In right triangle ABC, right angled at C, M is the mid-point of hypotenuse AB, C is joined to M and produced to a point D such that DM = CM. Point D is joined to point B. Show that $\angle DBC$ is a right angle.

Answer 1

Hint: First prove the congruence of $\Delta \text{AMC and }\Delta \text{DMB}$ then using this congruence condition and the properties of parallel lines with a transversal can prove the $\angle \text{DBC}$ as 90°.

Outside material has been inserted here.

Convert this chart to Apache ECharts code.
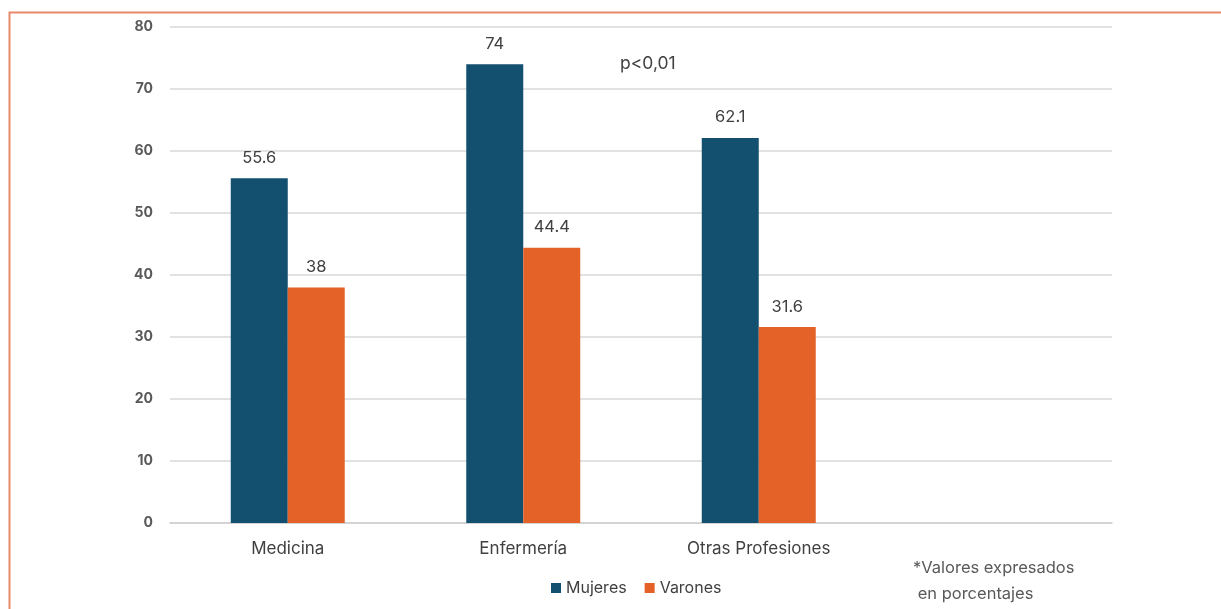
<!DOCTYPE html>
<html>
<head>
<meta charset="utf-8">
<script src="https://cdn.jsdelivr.net/npm/echarts@6/dist/echarts.min.js"></script>
<style>
  html, body { margin: 0; padding: 0; background: #fff; }
  #chart { width: 1221px; height: 609px; }
</style>
</head>
<body>
<div id="chart"></div>
<script>
// Professions (the fourth slot is left empty for the note)
const categories = ['Medicina', 'Enfermería', 'Otras Profesiones', ''];
const mujeres = [55.6, 74, 62.1, null];
const varones = [38, 44.4, 31.6, null];
const yTicks = [0, 10, 20, 30, 40, 50, 60, 70, 80];

const NAVY = '#134F6F';
const ORANGE = '#E46127';
const FONT = 'Inter, "Noto Sans", sans-serif';

const chart = echarts.init(document.getElementById('chart'), null, { renderer: 'canvas' });

const labelStyle = {
  show: true,
  position: 'top',
  distance: 12,
  color: '#404040',
  fontSize: 16.5,
  fontFamily: FONT
};

chart.setOption({
  animation: false,
  backgroundColor: '#fff',
  textStyle: { fontFamily: FONT },
  grid: { left: 170, right: 109, top: 27, bottom: 86, containLabel: false },
  legend: {
    bottom: 8,
    left: 546,
    itemWidth: 10,
    itemHeight: 10,
    itemGap: 18,
    icon: 'rect',
    textStyle: { color: '#404040', fontSize: 16, fontFamily: FONT },
    data: ['Mujeres', 'Varones']
  },
  xAxis: {
    type: 'category',
    data: categories,
    axisLine: { show: true, lineStyle: { color: '#d0d0d0', width: 1.5 } },
    axisTick: { show: false },
    axisLabel: { color: '#404040', fontSize: 17, margin: 17, fontFamily: FONT }
  },
  yAxis: {
    type: 'value',
    min: yTicks[0],
    max: yTicks[yTicks.length - 1],
    interval: 10,
    axisLine: { show: false },
    axisTick: { show: false },
    axisLabel: { color: '#595959', fontSize: 14, fontWeight: 'bold', margin: 17, fontFamily: FONT },
    splitLine: { lineStyle: { color: '#d9d9d9', width: 1.5 } }
  },
  series: [
    {
      name: 'Mujeres',
      type: 'bar',
      data: mujeres,
      barGap: '0%',
      barCategoryGap: '51.6%',
      itemStyle: { color: NAVY },
      label: labelStyle
    },
    {
      name: 'Varones',
      type: 'bar',
      data: varones,
      itemStyle: { color: ORANGE },
      label: labelStyle
    }
  ],
  graphic: [
    {
      type: 'rect',
      shape: { x: 9.5, y: 12.5, width: 1300, height: 700 },
      style: { fill: 'none', stroke: '#E8896A', lineWidth: 2 },
      silent: true
    },
    {
      type: 'text',
      left: 620,
      top: 55,
      style: { text: 'p<0,01', fill: '#404040', fontSize: 17.5, fontFamily: FONT }
    },
    {
      type: 'text',
      left: 913,
      top: 555,
      style: {
        text: '*Valores expresados\n en porcentajes',
        fill: '#595959',
        fontSize: 16.5,
        lineHeight: 26,
        fontFamily: FONT
      }
    }
  ]
});
</script>
</body>
</html>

Complete step-by-step answer:

Given that M is the mid-point of AB so BM = AM. It is also given that DM = CM.
DC and AB intersect each other so$\angle \text{DMB = }\angle \text{AMC}$ (vertically opposite angles).
Hence, ∆AMC ≅ ∆DMB (By SAS congruence)

Now, $\angle \text{ACM = }\angle \text{BDM}$ (By CPCT (Corresponding part of Congruent Triangles)). As we have shown that $\angle \text{ACM = }\angle \text{BDM}$ and AC = DB (By CPCT). As we can see that $\angle \text{ACM and }\angle \text{BDM }$ are alternate interior angles in which DC is transversal and AC is parallel to DB. Hence, we can say AC is parallel to DB.
Now, $\angle \text{DBC and }\angle \text{ACB}$are interior angles if BC is transversal and AC is parallel to DB.
We know that interior angles on the same side of a transversal are supplementary or sum of interior angles on the same side of the transversal is 180° and it is given that $\angle \text{ACB}$ is 90°.
$\begin{align}
  & \angle \text{DBC + }\angle \text{ACB = 18}{{\text{0}}^{0}} \\
 & \angle \text{DBC + 9}{{\text{0}}^{0}}={{180}^{0}} \\
 & \angle \text{DBC = 9}{{\text{0}}^{0}} \\
\end{align}$
Hence, we have shown that $\angle \text{DBC}$ is a right angle.

Note: We cannot assume from the figure that$\angle \text{ACM and }\angle \text{BDM}$ are alternate interior angles, we need to prove it which we have done using properties of congruent triangles.